BEGIN RECORDED INFORMATION
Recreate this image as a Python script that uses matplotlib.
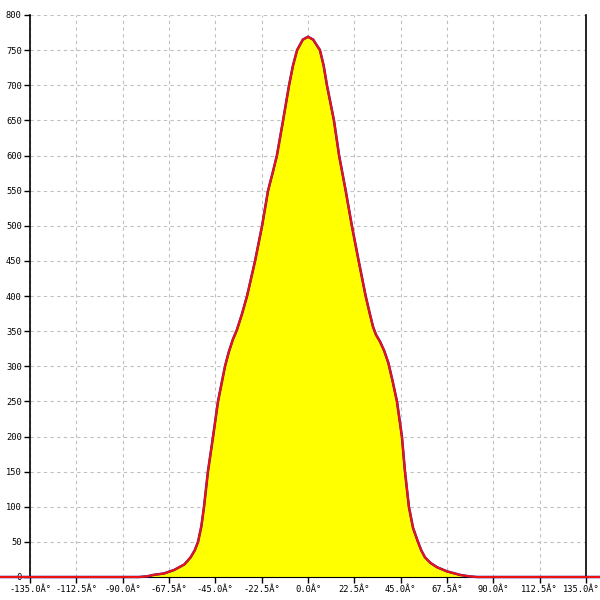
import numpy as np
import matplotlib
matplotlib.use("Agg")
import matplotlib.pyplot as plt
from matplotlib.transforms import ScaledTranslation

# distribution (angle in degrees, count)
angle = [-150, -82, -78, -75, -70, -65, -60, -57, -55, -53.4, -51.8, -50.5,
         -48.6, -46.1, -43.7, -41.8, -40.3, -38.5, -36.5, -34.5, -32,
         -29.6, -25.7, -22.3, -19.4, -17.2, -15.1, -12.1, -9.2, -7.3, -5.3,
         -2.5, 0, 2.5, 5.8, 7.6, 9.2, 12.6, 15.1, 18.3, 21.3, 24.6, 28.0,
         30.0, 31.6, 33.0, 35.0, 37.0, 39.0, 41.0, 43.2, 45.6, 47.1, 49.0,
         51.0, 53.4, 55.0, 56.8, 59.5, 62.6, 67.5, 73.8, 78, 82, 142]
count = [0, 0, 1, 3, 5, 10, 18, 28, 38, 50, 72, 100,
         150, 200, 250, 278, 300, 320, 338, 352, 375,
         400, 450, 500, 550, 575, 600, 650, 700, 728, 750,
         765, 769, 765, 750, 728, 700, 650, 600, 550, 500, 450, 400,
         375, 356, 345, 335, 322, 305, 280, 250, 200, 150, 100,
         70, 50, 38, 28, 20, 14, 8, 3, 1, 0, 0]

xticks = np.arange(-135, 135.1, 22.5)
yticks = np.arange(0, 801, 50)

fig = plt.figure(figsize=(6, 6), dpi=100)
ax = fig.add_axes([30/600, 23/600, 556/600, 562/600])

ax.fill_between(angle, count, 0, color="#ffff00", lw=0, zorder=2)
ax.plot(angle, count, color="#2020c0", lw=1.8, zorder=3, clip_on=False)
ax.plot(angle, count, color="#ee1111", lw=1.5, zorder=4, clip_on=False)

ax.set_xlim(-135, 135)
ax.set_ylim(0, 800)
ax.set_xticks(xticks)
ax.set_xticklabels(["%.1fÂ°" % t for t in xticks])
ax.set_yticks(yticks)
ax.set_yticklabels(["%d" % t for t in yticks])

ax.grid(True, color="#c0c0c0", ls=(0, (3, 3)), lw=0.8, zorder=1)
ax.spines["top"].set_visible(False)
ax.spines["bottom"].set_color("black")
for s in ["left", "right"]:
    ax.spines[s].set_color("black")
    ax.spines[s].set_linewidth(1.2)
ax.tick_params(direction="out", length=4, width=1, pad=2, labelsize=6.3)
for lab in ax.get_xticklabels() + ax.get_yticklabels():
    lab.set_family("DejaVu Sans Mono")

# last label sits at the figure edge, nudge it in a little
last = ax.get_xticklabels()[-1]
last.set_transform(last.get_transform() + ScaledTranslation(-5/100, 0, fig.dpi_scale_trans))

fig.savefig("out.png", dpi=100)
END RECORDED INFORMATION
From the top of the listing above, repeat each line exactly until you reach the line containing "t in yticks])", and repeat that one too. Leave the pictures out.

■ SOLUTION TO THIS PROBLEM
Recreate this image as a Python script that uses matplotlib.
import numpy as np
import matplotlib
matplotlib.use("Agg")
import matplotlib.pyplot as plt
from matplotlib.transforms import ScaledTranslation

# distribution (angle in degrees, count)
angle = [-150, -82, -78, -75, -70, -65, -60, -57, -55, -53.4, -51.8, -50.5,
         -48.6, -46.1, -43.7, -41.8, -40.3, -38.5, -36.5, -34.5, -32,
         -29.6, -25.7, -22.3, -19.4, -17.2, -15.1, -12.1, -9.2, -7.3, -5.3,
         -2.5, 0, 2.5, 5.8, 7.6, 9.2, 12.6, 15.1, 18.3, 21.3, 24.6, 28.0,
         30.0, 31.6, 33.0, 35.0, 37.0, 39.0, 41.0, 43.2, 45.6, 47.1, 49.0,
         51.0, 53.4, 55.0, 56.8, 59.5, 62.6, 67.5, 73.8, 78, 82, 142]
count = [0, 0, 1, 3, 5, 10, 18, 28, 38, 50, 72, 100,
         150, 200, 250, 278, 300, 320, 338, 352, 375,
         400, 450, 500, 550, 575, 600, 650, 700, 728, 750,
         765, 769, 765, 750, 728, 700, 650, 600, 550, 500, 450, 400,
         375, 356, 345, 335, 322, 305, 280, 250, 200, 150, 100,
         70, 50, 38, 28, 20, 14, 8, 3, 1, 0, 0]

xticks = np.arange(-135, 135.1, 22.5)
yticks = np.arange(0, 801, 50)

fig = plt.figure(figsize=(6, 6), dpi=100)
ax = fig.add_axes([30/600, 23/600, 556/600, 562/600])

ax.fill_between(angle, count, 0, color="#ffff00", lw=0, zorder=2)
ax.plot(angle, count, color="#2020c0", lw=1.8, zorder=3, clip_on=False)
ax.plot(angle, count, color="#ee1111", lw=1.5, zorder=4, clip_on=False)

ax.set_xlim(-135, 135)
ax.set_ylim(0, 800)
ax.set_xticks(xticks)
ax.set_xticklabels(["%.1fÂ°" % t for t in xticks])
ax.set_yticks(yticks)
ax.set_yticklabels(["%d" % t for t in yticks])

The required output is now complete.